---- Provided data

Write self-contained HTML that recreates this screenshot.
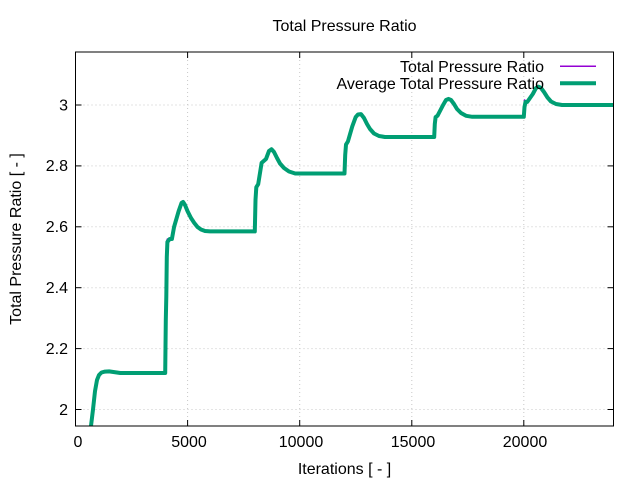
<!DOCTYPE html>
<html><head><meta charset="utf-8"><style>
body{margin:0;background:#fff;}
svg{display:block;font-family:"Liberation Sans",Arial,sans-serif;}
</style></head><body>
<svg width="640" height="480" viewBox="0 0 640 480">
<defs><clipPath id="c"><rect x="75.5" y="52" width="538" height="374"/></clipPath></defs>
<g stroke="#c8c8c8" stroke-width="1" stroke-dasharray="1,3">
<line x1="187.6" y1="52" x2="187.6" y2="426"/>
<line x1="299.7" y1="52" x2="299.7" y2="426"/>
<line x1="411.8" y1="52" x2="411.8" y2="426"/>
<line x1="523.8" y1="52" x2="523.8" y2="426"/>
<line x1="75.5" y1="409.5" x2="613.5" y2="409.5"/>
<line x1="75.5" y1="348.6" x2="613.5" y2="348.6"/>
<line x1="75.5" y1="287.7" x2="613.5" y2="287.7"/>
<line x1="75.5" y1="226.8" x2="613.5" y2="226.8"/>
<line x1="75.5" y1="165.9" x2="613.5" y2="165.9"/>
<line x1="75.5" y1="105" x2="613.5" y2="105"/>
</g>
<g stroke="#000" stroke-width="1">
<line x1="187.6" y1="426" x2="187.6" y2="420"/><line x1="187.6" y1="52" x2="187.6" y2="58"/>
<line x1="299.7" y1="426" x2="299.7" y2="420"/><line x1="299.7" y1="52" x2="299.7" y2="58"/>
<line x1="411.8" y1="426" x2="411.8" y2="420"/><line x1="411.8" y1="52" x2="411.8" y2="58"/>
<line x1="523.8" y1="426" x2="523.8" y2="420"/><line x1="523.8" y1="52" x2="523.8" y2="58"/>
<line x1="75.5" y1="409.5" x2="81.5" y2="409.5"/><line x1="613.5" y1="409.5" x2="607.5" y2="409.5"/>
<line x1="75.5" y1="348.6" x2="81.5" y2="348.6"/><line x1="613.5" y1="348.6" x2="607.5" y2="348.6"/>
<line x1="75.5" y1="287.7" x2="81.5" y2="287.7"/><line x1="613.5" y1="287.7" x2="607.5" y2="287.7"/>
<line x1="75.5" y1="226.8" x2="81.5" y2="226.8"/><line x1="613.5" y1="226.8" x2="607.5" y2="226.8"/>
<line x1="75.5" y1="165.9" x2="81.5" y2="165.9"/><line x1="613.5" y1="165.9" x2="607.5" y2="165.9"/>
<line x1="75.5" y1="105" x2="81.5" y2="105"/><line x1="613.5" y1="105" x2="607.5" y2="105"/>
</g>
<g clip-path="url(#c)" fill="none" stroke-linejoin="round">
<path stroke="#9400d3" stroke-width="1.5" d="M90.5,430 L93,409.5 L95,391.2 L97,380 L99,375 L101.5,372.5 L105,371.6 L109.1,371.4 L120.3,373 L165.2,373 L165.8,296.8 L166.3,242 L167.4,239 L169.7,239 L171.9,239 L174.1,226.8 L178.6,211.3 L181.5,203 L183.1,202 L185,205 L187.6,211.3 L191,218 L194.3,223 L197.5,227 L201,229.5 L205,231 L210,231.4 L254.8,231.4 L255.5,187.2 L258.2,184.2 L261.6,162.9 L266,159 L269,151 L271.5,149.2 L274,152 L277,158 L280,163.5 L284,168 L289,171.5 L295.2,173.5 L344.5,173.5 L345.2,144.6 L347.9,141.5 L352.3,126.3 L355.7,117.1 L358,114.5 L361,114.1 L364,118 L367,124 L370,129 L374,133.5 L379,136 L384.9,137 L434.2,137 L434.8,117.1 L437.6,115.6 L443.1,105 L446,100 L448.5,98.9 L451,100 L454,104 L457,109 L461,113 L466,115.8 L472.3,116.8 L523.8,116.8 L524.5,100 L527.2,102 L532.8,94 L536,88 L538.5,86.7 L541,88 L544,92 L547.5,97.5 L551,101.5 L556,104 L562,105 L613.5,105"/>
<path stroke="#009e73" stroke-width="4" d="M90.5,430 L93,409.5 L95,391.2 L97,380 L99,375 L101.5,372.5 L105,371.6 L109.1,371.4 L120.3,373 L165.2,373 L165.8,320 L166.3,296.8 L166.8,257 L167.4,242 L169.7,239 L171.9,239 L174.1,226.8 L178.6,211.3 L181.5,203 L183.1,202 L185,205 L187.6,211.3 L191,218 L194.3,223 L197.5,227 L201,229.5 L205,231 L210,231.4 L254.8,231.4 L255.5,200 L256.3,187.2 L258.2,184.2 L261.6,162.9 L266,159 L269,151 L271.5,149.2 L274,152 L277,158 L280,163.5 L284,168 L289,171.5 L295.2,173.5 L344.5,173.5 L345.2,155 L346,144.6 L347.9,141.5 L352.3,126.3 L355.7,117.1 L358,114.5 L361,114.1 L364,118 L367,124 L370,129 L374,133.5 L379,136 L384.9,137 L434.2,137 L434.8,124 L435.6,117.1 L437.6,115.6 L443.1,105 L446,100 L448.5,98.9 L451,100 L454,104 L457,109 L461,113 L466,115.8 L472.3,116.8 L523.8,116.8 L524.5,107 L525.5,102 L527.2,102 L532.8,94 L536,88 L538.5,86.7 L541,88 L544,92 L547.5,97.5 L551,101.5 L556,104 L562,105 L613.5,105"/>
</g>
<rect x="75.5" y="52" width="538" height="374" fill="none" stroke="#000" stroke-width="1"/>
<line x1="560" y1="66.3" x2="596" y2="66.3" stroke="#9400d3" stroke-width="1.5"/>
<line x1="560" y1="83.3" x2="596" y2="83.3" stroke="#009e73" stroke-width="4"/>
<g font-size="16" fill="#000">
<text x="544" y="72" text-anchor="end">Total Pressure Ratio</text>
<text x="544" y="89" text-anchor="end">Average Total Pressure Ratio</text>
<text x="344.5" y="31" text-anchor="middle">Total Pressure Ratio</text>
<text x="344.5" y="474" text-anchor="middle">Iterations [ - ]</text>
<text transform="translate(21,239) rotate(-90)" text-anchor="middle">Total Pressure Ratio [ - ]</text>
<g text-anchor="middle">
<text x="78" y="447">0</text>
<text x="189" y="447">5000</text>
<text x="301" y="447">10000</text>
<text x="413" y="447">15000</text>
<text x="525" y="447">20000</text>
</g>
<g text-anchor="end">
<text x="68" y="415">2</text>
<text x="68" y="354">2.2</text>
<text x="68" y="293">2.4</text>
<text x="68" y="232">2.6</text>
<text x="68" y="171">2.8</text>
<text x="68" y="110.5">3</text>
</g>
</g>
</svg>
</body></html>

--------
---- Provided data

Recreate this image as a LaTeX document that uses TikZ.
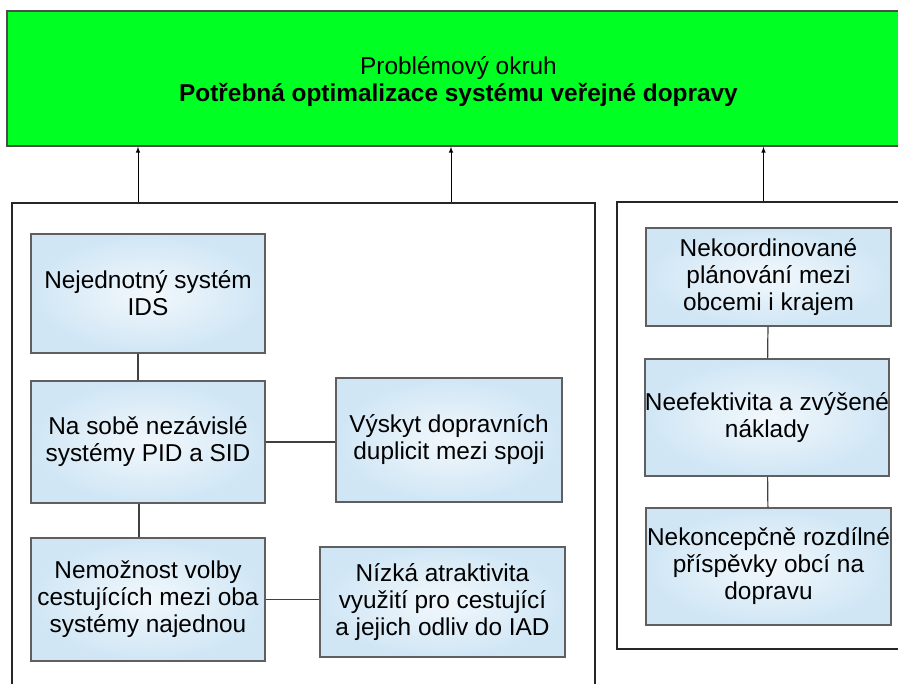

--------

(Task description): List every line from the entries above in which "that" appears.

(Written solution):
Write self-contained HTML that recreates this screenshot.
Recreate this image as a LaTeX document that uses TikZ.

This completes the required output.